How New S.F. Subway Proved Central to Chinatown Development

Chinatown Community Development Center new development aims to help those displaced by the subway.

Credit: Bruce Damonte

Credit: Bruce Damonte

By Jeffrey Steele, Contributing Writer

San Francisco—Chinatown Community Development Center (CCDC) in San Francisco has dedicated its new Broadway Sansome Apartments, featuring 74 affordable units. Designed by San Francisco-based architectural firm Mithun | Solomon, the community joins the CCDC’s earlier-constructed Broadway Family Apartments, offering 81 affordable family units, across the street.

Eighteen of the apartment homes in the Broadway Sansome Apartments will house formerly homeless families, while 12 units will be reserved for people displaced by construction of San Francisco’s new Central Subway.

“Our city, like many in this time of hot real estate markets, is facing a crisis of displacement, with long-time residents being displaced as their homes are purchased and speculative investors push them out to raise rents and reap profit,” CCDC director of housing development Whitney Jones told MHN.

“Low-income residents living in overcrowded or poor quality housing, or whose housing stability is threatened, or low-income newcomers looking for a home, have few opportunities,” he said. “With the coming of the Central Subway, we worry that speculative investment will displace more long-time residents.”

Broadway Sansome provides a home to some households that up until recently called single-room occupancies, often in the same neighborhood, home. Other families formerly were housed in shelters, or were displaced by the Chinatown Central Subway project. “The project was developed at a time when support for affordable housing, even in a high-cost neighborhood like the Barbary Coast community, is high,” Jones said. “The location is transit rich and the building, like its neighbor, Broadway Family Apartments, is a perfect example to show that affordable housing can be well designed, well maintained and a benefit to the community.”

Broadway Sansome Apartments’ successful development required CCDC to surmount a number of obstacles. Those challenges included a steep and narrow site and a few contentious neighbors amid a generally supportive neighborhood citizenry, as well as a changing regulatory environment.

The site difficulties and evolving regulatory environment added to costs, Jones said. That meant the biggest hurdle was convincing funders to stay the course.

“One change we made was to increase the density so the per-unit cost was more easily accepted,” he recalled. “With regard to neighbors, we resolved issues in part by accommodating neighbor requests, in part by design changes and in part by simply continuing to explain what this housing was about until neighbors were able to understand and accept. There were also local funding challenges which led to some delay.

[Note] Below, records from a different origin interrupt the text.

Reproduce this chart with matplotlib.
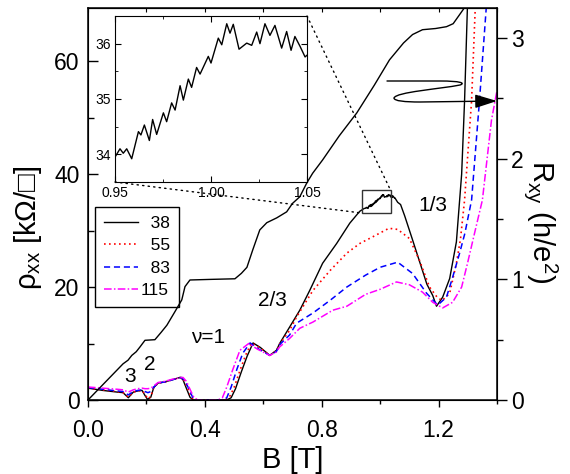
import numpy as np
import matplotlib
matplotlib.use("Agg")
from matplotlib import pyplot as plt
from matplotlib.ticker import MultipleLocator
from matplotlib.patches import Rectangle, ConnectionPatch, FancyArrowPatch
from matplotlib.path import Path

plt.rcParams['font.family'] = ['Liberation Sans', 'DejaVu Sans']
plt.rcParams['mathtext.fontset'] = 'custom'
plt.rcParams['mathtext.rm'] = 'Liberation Sans'
plt.rcParams['mathtext.it'] = 'Liberation Sans'

# rho_xx at 38 mK (low field part, then high field part; inset data joins them)
b38_lo = [0.0, 0.05, 0.10, 0.12, 0.138, 0.155, 0.17, 0.185, 0.195, 0.204, 0.215, 0.225, 0.24, 0.263,
          0.29, 0.315, 0.325, 0.335, 0.349, 0.36, 0.40, 0.475, 0.49, 0.505, 0.525, 0.545, 0.565, 0.59,
          0.622, 0.645, 0.656, 0.69, 0.725, 0.759, 0.803, 0.851, 0.896, 0.93, 0.945]
rho38_lo = [2.1, 1.7, 1.4, 1.3, 0.4, 1.4, 1.6, 1.7, 0.8, 0.1, 0.5, 2.2, 3.0, 3.2,
            3.6, 4.0, 3.6, 2.3, 0.5, 0.0, 0.0, 0.0, 0.4, 2.0, 5.0, 7.8, 10.1, 9.3,
            7.9, 8.8, 10.0, 12.9, 15.9, 19.4, 24.2, 27.7, 31.3, 33.4, 33.9]
b38_hi = [1.06, 1.07, 1.084, 1.11, 1.135, 1.16, 1.18, 1.193, 1.214, 1.238, 1.261, 1.279, 1.289, 1.299]
rho38_hi = [35.0, 34.6, 32.6, 28.5, 24.5, 20.5, 18.5, 16.6, 18.2, 21.5, 28.0, 40.0, 53.0, 70.0]

# inset: 38 mK trace around nu=1/3
inset_b = [0.950, 0.9526, 0.9543, 0.9561, 0.9587, 0.9622, 0.9635, 0.9653, 0.9679, 0.9696, 0.9717,
           0.9752, 0.9769, 0.9795, 0.9813, 0.9839, 0.9856, 0.9882, 0.9899, 0.9925, 0.9943, 0.9986,
           1.0000, 1.0038, 1.0056, 1.0082, 1.0099, 1.0116, 1.0146, 1.0186, 1.0212, 1.0238, 1.0255,
           1.0281, 1.0307, 1.0333, 1.0368, 1.0394, 1.0417, 1.0437, 1.0464, 1.0490, 1.0503]
inset_rho = [33.95, 34.10, 34.02, 34.10, 33.92, 34.41, 34.35, 34.53, 34.25, 34.63, 34.36,
             34.75, 34.59, 34.93, 34.80, 35.24, 34.98, 35.36, 35.21, 35.57, 35.45, 35.77,
             35.65, 36.10, 35.98, 36.36, 36.19, 36.35, 35.90, 36.01, 35.97, 36.21, 36.00,
             36.36, 36.15, 36.33, 35.92, 36.22, 35.88, 36.13, 35.95, 35.76, 35.80]

b55 = [0.0, 0.05, 0.10, 0.12, 0.138, 0.155, 0.17, 0.185, 0.195, 0.205, 0.215, 0.225, 0.24, 0.263,
       0.29, 0.317, 0.328, 0.34, 0.353, 0.364, 0.40, 0.468, 0.483, 0.50, 0.52, 0.54, 0.56, 0.59,
       0.622, 0.645, 0.656, 0.69, 0.714, 0.77, 0.83, 0.886, 0.93, 0.975, 1.03, 1.06, 1.10, 1.135,
       1.169, 1.195, 1.212, 1.238, 1.261, 1.275, 1.289, 1.313, 1.326]
rho55 = [2.1, 1.8, 1.5, 1.3, 0.5, 1.4, 1.6, 1.7, 1.0, 0.2, 0.6, 2.2, 3.0, 3.2,
         3.6, 4.0, 3.5, 2.2, 0.5, 0.0, 0.0, 0.0, 0.4, 2.2, 5.2, 8.0, 10.1, 9.2,
         7.9, 8.7, 9.9, 12.3, 14.7, 19.4, 23.0, 26.0, 27.7, 28.9, 30.4, 30.2, 28.6, 24.7,
         20.0, 18.2, 17.6, 18.9, 24.2, 28.5, 35.4, 53.0, 70.0]

b83 = [0.0, 0.05, 0.10, 0.12, 0.138, 0.155, 0.17, 0.185, 0.195, 0.205, 0.215, 0.225, 0.24, 0.263,
       0.29, 0.32, 0.332, 0.345, 0.358, 0.37, 0.40, 0.46, 0.475, 0.49, 0.51, 0.53, 0.555, 0.585,
       0.622, 0.645, 0.656, 0.69, 0.714, 0.77, 0.83, 0.886, 0.95, 1.0, 1.06, 1.111, 1.159,
       1.197, 1.227, 1.248, 1.272, 1.29, 1.313, 1.34, 1.364]
rho83 = [2.2, 1.9, 1.6, 1.5, 0.9, 1.5, 1.7, 1.8, 1.5, 1.3, 1.5, 2.3, 3.0, 3.2,
         3.6, 4.0, 3.4, 2.0, 0.5, 0.0, 0.0, 0.0, 0.4, 2.3, 5.5, 8.3, 10.1, 9.0,
         7.9, 8.6, 9.8, 11.5, 13.6, 15.4, 17.7, 20.0, 22.1, 23.5, 24.4, 22.4, 18.9,
         16.8, 18.2, 21.7, 26.0, 29.5, 35.4, 53.0, 70.0]

b115 = [0.0, 0.05, 0.10, 0.12, 0.138, 0.155, 0.17, 0.185, 0.195, 0.205, 0.215, 0.225, 0.24, 0.263,
        0.29, 0.325, 0.337, 0.35, 0.362, 0.375, 0.40, 0.445, 0.46, 0.475, 0.495, 0.52, 0.55, 0.58,
        0.622, 0.645, 0.656, 0.69, 0.725, 0.77, 0.838, 0.886, 0.95, 1.0, 1.056, 1.10, 1.145,
        1.18, 1.214, 1.248, 1.279, 1.299, 1.323, 1.35, 1.381, 1.40]
rho115 = [2.3, 2.1, 1.9, 1.8, 1.4, 1.8, 2.0, 2.1, 2.0, 2.0, 2.1, 2.5, 3.1, 3.3,
          3.7, 4.0, 3.3, 1.8, 0.5, 0.0, 0.0, 0.0, 0.4, 2.3, 5.3, 8.8, 10.0, 9.0,
          7.9, 8.5, 9.4, 10.9, 12.7, 13.8, 15.9, 16.6, 18.7, 19.6, 20.9, 20.4, 19.1,
          17.3, 16.3, 17.3, 20.0, 24.2, 29.5, 35.4, 49.5, 54.8]

# Hall resistance (h/e^2), 38 mK
hall_b = [0.0, 0.06, 0.12, 0.137, 0.15, 0.165, 0.178, 0.195, 0.229, 0.25, 0.27, 0.297, 0.321, 0.332,
          0.349, 0.42, 0.503, 0.525, 0.544, 0.564, 0.588, 0.612, 0.646, 0.68, 0.70, 0.725, 0.749,
          0.769, 0.803, 0.86, 0.92, 0.98, 1.032, 1.08, 1.111, 1.145, 1.19, 1.227, 1.25, 1.272,
          1.285, 1.296]
hall = [0.0, 0.15, 0.30, 0.33, 0.37, 0.40, 0.44, 0.495, 0.50, 0.56, 0.62, 0.73, 0.83, 0.94,
        0.995, 1.0, 1.005, 1.05, 1.10, 1.245, 1.41, 1.47, 1.51, 1.56, 1.63, 1.685, 1.80,
        1.88, 1.99, 2.19, 2.38, 2.61, 2.82, 2.96, 3.03, 3.07, 3.08, 3.095, 3.12, 3.195,
        3.24, 3.28]

labels = ['\u200738', '\u200755', '\u200783', '115']

fig = plt.figure(figsize=(5.7, 4.74), dpi=100)
ax = fig.add_axes([88 / 570, 1 - 400 / 474, 409 / 570, 392 / 474])

b38 = np.concatenate([b38_lo, inset_b, b38_hi])
rho38 = np.concatenate([rho38_lo, inset_rho, rho38_hi])
ax.plot(b38, rho38, color='black', lw=1.0, label=labels[0])
ax.plot(b55, rho55, color='red', lw=1.2, ls=(0, (1, 2)), label=labels[1])
ax.plot(b83, rho83, color='blue', lw=1.1, ls=(0, (4, 2.5)), label=labels[2])
ax.plot(b115, rho115, color='magenta', lw=1.1, ls=(0, (5, 1.5, 1, 1.5)), label=labels[3])

ax.set_xlim(0, 1.4)
ax.set_ylim(0, 69.4)
ax.xaxis.set_major_locator(MultipleLocator(0.4))
ax.xaxis.set_minor_locator(MultipleLocator(0.2))
ax.yaxis.set_major_locator(MultipleLocator(20))
ax.yaxis.set_minor_locator(MultipleLocator(10))
ax.xaxis.set_major_formatter(matplotlib.ticker.FormatStrFormatter('%.1f'))
ax.tick_params(axis='x', which='major', direction='out', length=5, width=1, labelsize=16.5, pad=9)
ax.tick_params(axis='x', which='minor', direction='out', length=3, width=1)
ax.tick_params(axis='y', which='major', direction='in', length=7, width=1, labelsize=16.5, pad=6)
ax.tick_params(axis='y', which='minor', direction='in', length=4, width=1)
for sp in ax.spines.values():
    sp.set_linewidth(1.1)

top = ax.secondary_xaxis('top')
top.xaxis.set_major_locator(MultipleLocator(0.2))
top.tick_params(direction='in', length=3, labeltop=False)

ax.set_xlabel('B [T]', fontsize=21, va='center')
ax.xaxis.set_label_coords(0.5, -0.153)
ax.set_ylabel('\u03c1$_{\\mathregular{xx}}$ [k\u03a9/\u25a1]', fontsize=21, va='center')
ax.yaxis.set_label_coords(-0.147, 0.44)

# filling factor labels
ax.text(0.144, 4.1, '3', fontsize=15, ha='center', va='center')
ax.text(0.212, 6.2, '2', fontsize=15, ha='center', va='center')
ax.text(0.41, 11.1, '\u03bd=1', fontsize=15, ha='center', va='center')
ax.text(0.632, 17.7, '2/3', fontsize=15, ha='center', va='center')
ax.text(1.179, 34.5, '1/3', fontsize=15, ha='center', va='center')

leg = ax.legend(loc='upper left', bbox_to_anchor=(0.017, 0.492), borderaxespad=0, fontsize=12.5,
                fancybox=False, edgecolor='black', framealpha=1, handlelength=2.0,
                handletextpad=0.15, labelspacing=0.42, borderpad=0.5)
leg.get_frame().set_linewidth(1.0)

# zoom box
ax.add_patch(Rectangle((0.937, 33.1), 0.099, 4.0, fill=False, edgecolor='#333333', lw=1.0, zorder=5))

# Hall axis
ax2 = ax.twinx()
ax2.plot(hall_b, hall, color='black', lw=1.0)
ax2.set_ylim(0, 3.25)
ax2.yaxis.set_major_locator(MultipleLocator(1))
ax2.yaxis.set_minor_locator(MultipleLocator(0.5))
ax2.tick_params(axis='y', which='major', direction='out', length=7, width=1, labelsize=16.5, pad=3)
ax2.tick_params(axis='y', which='minor', direction='out', length=4, width=1)
ax2.set_ylabel('R$_{\\mathregular{xy}}$ (h/e$^{\\mathregular{2}}$)', fontsize=21, rotation=270, va='center')
ax2.yaxis.set_label_coords(1.108, 0.455)

# inset
axins = fig.add_axes([115 / 570, 1 - 182 / 474, 192 / 570, 166 / 474])
axins.plot(inset_b, inset_rho, color='black', lw=1.0)
axins.set_xlim(0.95, 1.05)
axins.set_ylim(33.5, 36.5)
axins.xaxis.set_major_locator(MultipleLocator(0.05))
axins.xaxis.set_minor_locator(MultipleLocator(0.025))
axins.yaxis.set_major_locator(MultipleLocator(1))
axins.yaxis.set_minor_locator(MultipleLocator(0.5))
axins.xaxis.set_major_formatter(matplotlib.ticker.FormatStrFormatter('%.2f'))
axins.tick_params(which='both', direction='in', top=True, right=True, labelsize=10, pad=3)
axins.tick_params(which='major', length=4)
axins.tick_params(which='minor', length=2.5)

for xy_a, xy_b in [((0, 0), (0.937, 33.1)), ((1, 1), (1.036, 37.1))]:
    con = ConnectionPatch(xyA=xy_a, coordsA=axins.transAxes, xyB=xy_b, coordsB=ax.transData,
                          ls=(0, (1, 3)), color='black', lw=1.0)
    fig.add_artist(con)

# arrow pointing to the Hall axis (pixel coords -> figure fraction)
pts = [(387, 81), (440, 81), (460, 81), (466, 83), (460, 85), (440, 89), (396, 92), (394, 98),
       (394, 101), (405, 102), (420, 102), (497, 101)]
codes = [Path.MOVETO, Path.LINETO, Path.CURVE4, Path.CURVE4, Path.CURVE4, Path.CURVE4, Path.CURVE4,
         Path.CURVE4, Path.CURVE4, Path.CURVE4, Path.CURVE4, Path.LINETO]
verts = [(x / 570, 1 - y / 474) for x, y in pts]
arrow = FancyArrowPatch(path=Path(verts, codes), arrowstyle='-|>,head_length=0.9,head_width=0.28',
                        mutation_scale=15, color='black', lw=1.0, transform=fig.transFigure)
fig.add_artist(arrow)

plt.savefig('out.png', dpi=100)
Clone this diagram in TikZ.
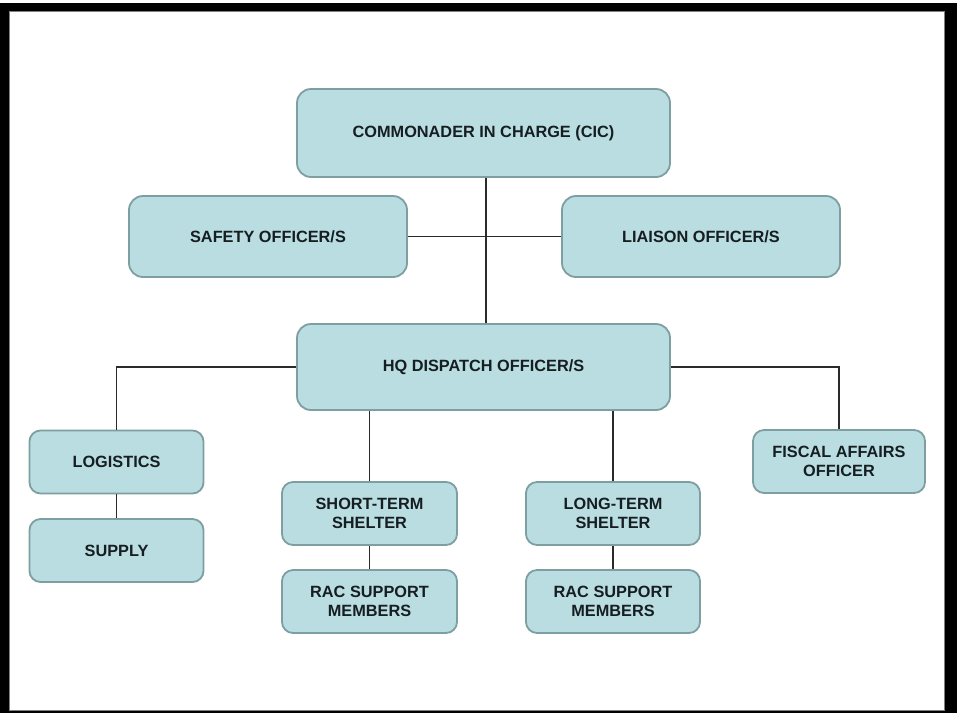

That didn’t faze us, because we knew the project was a good one and would get done. But delays are frustrating.”

The site is well served by bus lines, Jones said. Several stop next to the building and others within two blocks, connecting to all of the Bay Area’s transit modes.

“Although it seems like a long distance in the city, the site is also only about eight blocks from BART and the MUNI underground,” he noted. “Finally, the site will be a few blocks to the coming Central Subway, which is expected to be complete in the next few years and will also make those same connections to transit modes, though on a faster line than buses.”

In addition, the location is well-served by a broad array of neighborhood amenities that are situated within walkable distances.

These include fresh produce stores, hardware stores, drugstores, schools, bookstores, restaurants, cafes and more, Jones said.

It is difficult to place too much significance on one housing development, even if it is symbolically important based on it providing apartments to people who have lacked opportunities to move into quality housing, Jones said.

“Still, for Chinatown, it’s a sign the voice of low-income neighborhood activists can be heard, and results can be achieved. For the disadvantaged renters who live here, it’s home. It’s a base, it’s a chance to build a new, better life. For the ones who are aware of the building, it’s a sign that there may be hope for them at a similar project in the future. We hope another meaning folks take away is that we at Chinatown CDC are committed to doing this work, providing quality housing, and doing it the right way, in partnership with the community.”